>> START DATA FOR THIS EXERCISE

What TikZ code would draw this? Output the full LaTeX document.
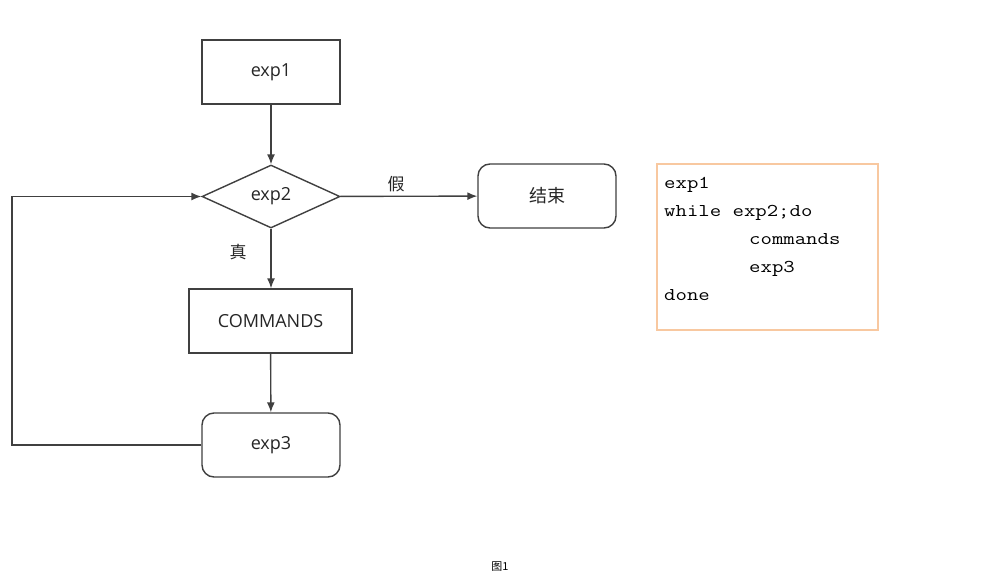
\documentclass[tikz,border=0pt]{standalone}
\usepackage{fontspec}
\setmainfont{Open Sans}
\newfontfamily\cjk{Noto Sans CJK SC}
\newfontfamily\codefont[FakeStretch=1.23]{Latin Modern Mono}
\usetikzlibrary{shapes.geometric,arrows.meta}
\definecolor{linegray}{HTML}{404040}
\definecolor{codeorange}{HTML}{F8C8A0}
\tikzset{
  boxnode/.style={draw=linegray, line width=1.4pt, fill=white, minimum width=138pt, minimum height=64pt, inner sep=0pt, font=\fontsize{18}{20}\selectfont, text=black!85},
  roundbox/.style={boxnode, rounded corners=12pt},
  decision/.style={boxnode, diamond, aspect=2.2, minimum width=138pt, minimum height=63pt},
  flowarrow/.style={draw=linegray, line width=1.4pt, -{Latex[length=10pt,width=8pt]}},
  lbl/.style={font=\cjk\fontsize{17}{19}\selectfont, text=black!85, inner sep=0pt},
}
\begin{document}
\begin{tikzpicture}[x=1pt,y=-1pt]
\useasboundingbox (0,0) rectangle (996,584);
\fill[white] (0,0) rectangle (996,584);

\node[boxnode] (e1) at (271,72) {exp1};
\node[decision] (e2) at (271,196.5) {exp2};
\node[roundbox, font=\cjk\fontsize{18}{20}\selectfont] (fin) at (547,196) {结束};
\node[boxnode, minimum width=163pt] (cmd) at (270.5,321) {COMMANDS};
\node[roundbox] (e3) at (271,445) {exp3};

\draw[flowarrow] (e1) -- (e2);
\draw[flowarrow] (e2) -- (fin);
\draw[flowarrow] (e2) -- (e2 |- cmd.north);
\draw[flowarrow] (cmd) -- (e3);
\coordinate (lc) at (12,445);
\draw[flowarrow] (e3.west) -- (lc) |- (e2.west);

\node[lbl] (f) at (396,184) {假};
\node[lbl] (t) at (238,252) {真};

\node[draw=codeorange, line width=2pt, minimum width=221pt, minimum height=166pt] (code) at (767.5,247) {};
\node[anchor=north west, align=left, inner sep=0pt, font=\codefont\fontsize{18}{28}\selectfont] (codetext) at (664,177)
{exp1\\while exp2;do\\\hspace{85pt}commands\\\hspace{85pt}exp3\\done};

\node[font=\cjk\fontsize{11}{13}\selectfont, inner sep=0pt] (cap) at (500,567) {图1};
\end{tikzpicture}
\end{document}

>> END DATA FOR THIS EXERCISE
>> START DATA FOR THIS EXERCISE

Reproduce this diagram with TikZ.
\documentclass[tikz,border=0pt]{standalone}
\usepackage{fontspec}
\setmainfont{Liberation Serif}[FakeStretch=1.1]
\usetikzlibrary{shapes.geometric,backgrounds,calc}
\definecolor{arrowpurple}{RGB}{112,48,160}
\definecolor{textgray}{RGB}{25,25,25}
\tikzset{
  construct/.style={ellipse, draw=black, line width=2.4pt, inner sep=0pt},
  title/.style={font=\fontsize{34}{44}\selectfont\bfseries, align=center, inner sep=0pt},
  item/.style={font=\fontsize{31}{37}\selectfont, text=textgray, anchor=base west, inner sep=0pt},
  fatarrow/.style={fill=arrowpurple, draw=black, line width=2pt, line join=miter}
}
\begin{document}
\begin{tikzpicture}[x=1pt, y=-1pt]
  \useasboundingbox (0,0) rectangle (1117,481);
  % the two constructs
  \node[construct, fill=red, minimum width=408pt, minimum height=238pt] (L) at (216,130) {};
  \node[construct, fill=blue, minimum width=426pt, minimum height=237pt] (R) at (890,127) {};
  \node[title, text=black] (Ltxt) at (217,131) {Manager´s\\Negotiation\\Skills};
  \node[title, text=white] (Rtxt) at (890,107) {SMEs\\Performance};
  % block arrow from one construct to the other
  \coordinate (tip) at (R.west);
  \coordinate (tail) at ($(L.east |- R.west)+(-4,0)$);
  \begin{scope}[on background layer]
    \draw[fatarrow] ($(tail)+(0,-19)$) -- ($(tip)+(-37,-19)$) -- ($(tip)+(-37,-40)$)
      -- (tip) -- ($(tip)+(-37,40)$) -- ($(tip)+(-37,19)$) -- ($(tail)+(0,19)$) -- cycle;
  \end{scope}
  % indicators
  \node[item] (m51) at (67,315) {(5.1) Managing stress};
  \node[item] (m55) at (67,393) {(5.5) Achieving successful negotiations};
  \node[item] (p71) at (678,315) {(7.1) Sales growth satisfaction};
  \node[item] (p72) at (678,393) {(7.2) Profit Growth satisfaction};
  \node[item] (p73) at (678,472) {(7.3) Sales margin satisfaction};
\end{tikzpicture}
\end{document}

>> END DATA FOR THIS EXERCISE
>> START DATA FOR THIS EXERCISE

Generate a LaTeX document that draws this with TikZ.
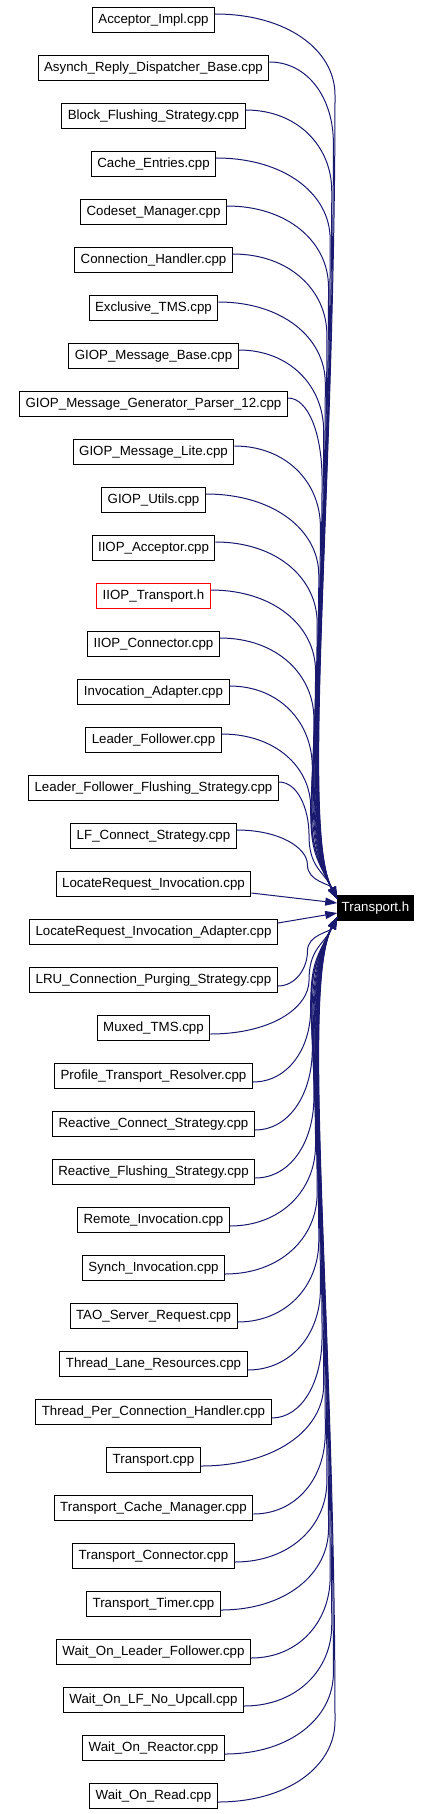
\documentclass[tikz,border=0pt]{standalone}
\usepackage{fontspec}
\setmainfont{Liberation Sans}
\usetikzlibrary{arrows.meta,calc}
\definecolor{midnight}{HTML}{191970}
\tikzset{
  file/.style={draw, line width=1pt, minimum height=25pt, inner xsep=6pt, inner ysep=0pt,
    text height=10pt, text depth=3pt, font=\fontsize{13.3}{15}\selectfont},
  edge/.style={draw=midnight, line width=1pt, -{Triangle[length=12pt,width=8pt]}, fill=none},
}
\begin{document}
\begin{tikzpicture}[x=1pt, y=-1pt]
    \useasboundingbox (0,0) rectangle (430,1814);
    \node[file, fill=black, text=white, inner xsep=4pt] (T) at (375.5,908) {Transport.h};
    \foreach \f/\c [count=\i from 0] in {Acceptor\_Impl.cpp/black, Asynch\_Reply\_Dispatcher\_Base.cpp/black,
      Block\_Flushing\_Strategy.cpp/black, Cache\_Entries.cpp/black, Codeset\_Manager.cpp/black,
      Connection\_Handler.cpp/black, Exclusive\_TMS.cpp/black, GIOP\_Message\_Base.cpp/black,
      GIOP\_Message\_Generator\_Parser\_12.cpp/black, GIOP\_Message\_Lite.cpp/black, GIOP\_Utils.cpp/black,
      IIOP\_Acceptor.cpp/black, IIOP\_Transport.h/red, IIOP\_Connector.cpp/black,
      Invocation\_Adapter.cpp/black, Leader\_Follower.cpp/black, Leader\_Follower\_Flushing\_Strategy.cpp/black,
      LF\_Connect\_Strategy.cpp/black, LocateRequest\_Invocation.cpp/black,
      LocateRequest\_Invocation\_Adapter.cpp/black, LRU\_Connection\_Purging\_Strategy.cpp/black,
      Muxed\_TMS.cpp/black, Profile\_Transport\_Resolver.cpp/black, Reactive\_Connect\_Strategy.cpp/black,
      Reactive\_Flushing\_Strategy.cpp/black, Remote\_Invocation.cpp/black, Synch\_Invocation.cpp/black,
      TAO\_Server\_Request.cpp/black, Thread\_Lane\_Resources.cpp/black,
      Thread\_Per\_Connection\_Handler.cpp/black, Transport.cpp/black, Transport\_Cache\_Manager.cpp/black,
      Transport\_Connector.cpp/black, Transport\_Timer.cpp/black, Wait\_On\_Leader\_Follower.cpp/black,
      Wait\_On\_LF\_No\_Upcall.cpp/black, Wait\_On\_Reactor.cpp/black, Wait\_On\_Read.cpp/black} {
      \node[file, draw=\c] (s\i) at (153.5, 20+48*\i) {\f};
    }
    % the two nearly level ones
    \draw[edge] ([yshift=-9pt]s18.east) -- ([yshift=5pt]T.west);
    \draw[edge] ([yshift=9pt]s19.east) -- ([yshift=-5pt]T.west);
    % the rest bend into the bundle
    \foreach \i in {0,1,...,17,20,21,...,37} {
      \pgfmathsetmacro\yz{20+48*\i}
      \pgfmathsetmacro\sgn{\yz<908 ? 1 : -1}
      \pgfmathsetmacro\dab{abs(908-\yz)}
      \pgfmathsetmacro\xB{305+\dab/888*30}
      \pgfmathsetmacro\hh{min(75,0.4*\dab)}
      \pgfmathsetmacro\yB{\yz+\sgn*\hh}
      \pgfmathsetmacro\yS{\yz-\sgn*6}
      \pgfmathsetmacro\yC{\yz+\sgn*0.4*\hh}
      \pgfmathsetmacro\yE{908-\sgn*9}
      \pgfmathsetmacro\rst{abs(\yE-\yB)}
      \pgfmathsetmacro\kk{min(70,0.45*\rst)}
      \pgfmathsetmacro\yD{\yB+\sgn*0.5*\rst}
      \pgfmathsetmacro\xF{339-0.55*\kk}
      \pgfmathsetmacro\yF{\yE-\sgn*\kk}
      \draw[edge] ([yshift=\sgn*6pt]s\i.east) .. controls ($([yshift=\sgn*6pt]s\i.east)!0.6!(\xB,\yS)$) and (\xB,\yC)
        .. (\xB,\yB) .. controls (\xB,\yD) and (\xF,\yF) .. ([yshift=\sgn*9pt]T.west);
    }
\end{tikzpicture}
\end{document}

>> END DATA FOR THIS EXERCISE

* **DIRECTIVE**
Without the pictures, give again only the lines beginning at the line that contains "What TikZ code" and stopping after the line that contains "(t) at (238,252)", exactly as written.

* **TASK OUTPUT**
What TikZ code would draw this? Output the full LaTeX document.
\documentclass[tikz,border=0pt]{standalone}
\usepackage{fontspec}
\setmainfont{Open Sans}
\newfontfamily\cjk{Noto Sans CJK SC}
\newfontfamily\codefont[FakeStretch=1.23]{Latin Modern Mono}
\usetikzlibrary{shapes.geometric,arrows.meta}
\definecolor{linegray}{HTML}{404040}
\definecolor{codeorange}{HTML}{F8C8A0}
\tikzset{
  boxnode/.style={draw=linegray, line width=1.4pt, fill=white, minimum width=138pt, minimum height=64pt, inner sep=0pt, font=\fontsize{18}{20}\selectfont, text=black!85},
  roundbox/.style={boxnode, rounded corners=12pt},
  decision/.style={boxnode, diamond, aspect=2.2, minimum width=138pt, minimum height=63pt},
  flowarrow/.style={draw=linegray, line width=1.4pt, -{Latex[length=10pt,width=8pt]}},
  lbl/.style={font=\cjk\fontsize{17}{19}\selectfont, text=black!85, inner sep=0pt},
}
\begin{document}
\begin{tikzpicture}[x=1pt,y=-1pt]
\useasboundingbox (0,0) rectangle (996,584);
\fill[white] (0,0) rectangle (996,584);

\node[boxnode] (e1) at (271,72) {exp1};
\node[decision] (e2) at (271,196.5) {exp2};
\node[roundbox, font=\cjk\fontsize{18}{20}\selectfont] (fin) at (547,196) {结束};
\node[boxnode, minimum width=163pt] (cmd) at (270.5,321) {COMMANDS};
\node[roundbox] (e3) at (271,445) {exp3};

\draw[flowarrow] (e1) -- (e2);
\draw[flowarrow] (e2) -- (fin);
\draw[flowarrow] (e2) -- (e2 |- cmd.north);
\draw[flowarrow] (cmd) -- (e3);
\coordinate (lc) at (12,445);
\draw[flowarrow] (e3.west) -- (lc) |- (e2.west);

\node[lbl] (f) at (396,184) {假};
\node[lbl] (t) at (238,252) {真};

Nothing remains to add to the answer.